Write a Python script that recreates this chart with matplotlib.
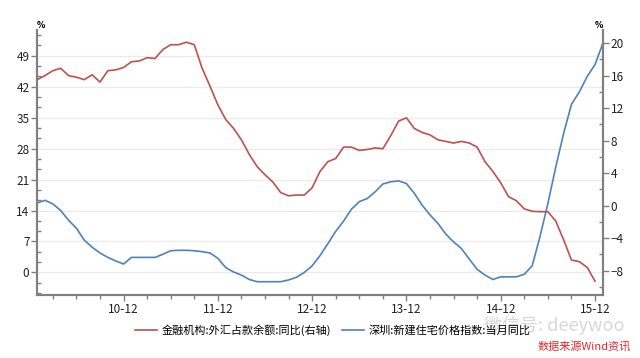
import numpy as np
import matplotlib.pyplot as plt
from matplotlib.lines import Line2D

plt.rcParams['font.family'] = ['Noto Sans CJK SC', 'DejaVu Sans']

# monthly data, Jan 2010 onwards
# 金融机构:外汇占款余额:同比 (右轴), Jan 2010 - Dec 2015
fx_yoy = [15.5, 16.0, 16.6, 16.9, 16.0, 15.8, 15.5, 16.1, 15.2, 16.6, 16.7, 17.0,
          17.7, 17.8, 18.2, 18.1, 19.2, 19.8, 19.8, 20.1, 19.8, 16.9, 14.7, 12.4,
          10.6, 9.5, 8.1, 6.3, 4.8, 3.8, 2.9, 1.6, 1.2, 1.3, 1.3, 2.2,
          4.2, 5.4, 5.8, 7.2, 7.2, 6.8, 6.9, 7.1, 7.0, 8.6, 10.4, 10.8,
          9.5, 9.0, 8.7, 8.1, 7.9, 7.7, 7.9, 7.7, 7.2, 5.4, 4.2, 2.8,
          1.1, 0.6, -0.4, -0.7, -0.75, -0.75, -1.9, -4.2, -6.7, -6.9, -7.6, -9.3]
# 深圳:新建住宅价格指数:当月同比, Jan 2010 - Jan 2016
sz_price_yoy = [15.7, 16.3, 15.5, 14.0, 11.8, 10.0, 7.3, 5.7, 4.4, 3.4, 2.6, 1.9,
                3.4, 3.4, 3.4, 3.4, 4.1, 4.9, 5.0, 5.0, 4.9, 4.7, 4.4, 3.2,
                1.1, 0.1, -0.6, -1.6, -2.1, -2.1, -2.1, -2.1, -1.7, -1.1, 0.0, 1.5,
                3.8, 6.5, 9.3, 11.6, 14.3, 16.0, 16.7, 18.2, 20.0, 20.5, 20.7, 20.1,
                17.9, 15.2, 13.0, 11.1, 8.7, 6.9, 5.4, 3.0, 0.7, -0.6, -1.6, -1.0,
                -1.0, -1.0, -0.4, 1.5, 8.1, 15.6, 23.8, 31.4, 38.0, 40.8, 44.3, 47.0, 51.8]

xtick_pos = [11, 23, 35, 47, 59, 71]
xtick_labels = ['10-12', '11-12', '12-12', '13-12', '14-12', '15-12']
left_ticks = [0, 7, 14, 21, 28, 35, 42, 49]
right_ticks = [-8, -4, 0, 4, 8, 12, 16, 20]

red = '#C0504D'
blue = '#4F81BD'
spine_c = '#808080'

fig = plt.figure(figsize=(6.4, 3.58), dpi=100)
ax = fig.add_axes([0.058, 0.176, 0.884, 0.740])
ax2 = ax.twinx()

ax.plot(np.arange(len(sz_price_yoy)), sz_price_yoy, color=blue, lw=1.2, zorder=3)
ax2.plot(np.arange(len(fx_yoy)), fx_yoy, color=red, lw=1.2, zorder=3)

ax.set_xlim(0, 72)
ax.set_xticks(xtick_pos)
ax.set_xticklabels(xtick_labels)
ax.set_xticks(np.arange(2, 72, 3), minor=True)
ax.set_yticks(left_ticks)
ax.set_yticks(np.arange(-14, 56, 7 / 3), minor=True)
ax.set_ylim(-5.1, 54.8)
ax2.set_yticks(right_ticks)
ax2.set_yticks(np.arange(-10, 22, 2), minor=True)
ax2.set_ylim(-11.0, 21.6)

ax.yaxis.grid(True, color='#ebebeb', lw=0.9)
ax.set_axisbelow(True)

for a in (ax, ax2):
    a.spines['top'].set_visible(False)
    for s in ('left', 'right', 'bottom'):
        a.spines[s].set_color(spine_c)
        a.spines[s].set_linewidth(1.5)
    a.tick_params(which='major', length=4, width=1, color=spine_c, labelsize=8.5,
                  labelcolor='#222222', pad=1.5)
    a.tick_params(which='minor', length=3, width=1, color=spine_c)
ax.tick_params(axis='y', which='minor', direction='in')
ax2.tick_params(axis='y', which='minor', direction='in')

ax.text(0.0, 1.0, '%', transform=ax.transAxes, fontsize=6, ha='left', va='bottom',
        family='DejaVu Sans', fontweight='bold')
ax2.text(1.0, 1.0, '%', transform=ax2.transAxes, fontsize=6, ha='right', va='bottom',
         family='DejaVu Sans', fontweight='bold')

handles = [Line2D([], [], color=red, lw=1.2), Line2D([], [], color=blue, lw=1.2)]
labels = ['金融机构:外汇占款余额:同比(右轴)', '深圳:新建住宅价格指数:当月同比']
fig.legend(handles, labels, loc='center', bbox_to_anchor=(0.52, 0.078), ncol=2,
           frameon=False, fontsize=8, handlelength=2.0, columnspacing=1.0,
           handletextpad=0.4)

fig.text(0.985, 0.018, '数据来源Wind资讯', color='#e8262a', fontsize=8, style='italic',
         ha='right', va='bottom')
fig.text(0.975, 0.092, '微信号: deeywoo', color='#bdbdbd', fontsize=13, alpha=0.6,
         ha='right', va='center')

fig.savefig('out.png', dpi=100)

# # # #

Show the lines of the material that contain the word "matplotlib".

Write a Python script that recreates this chart with matplotlib.
import matplotlib.pyplot as plt
from matplotlib.lines import Line2D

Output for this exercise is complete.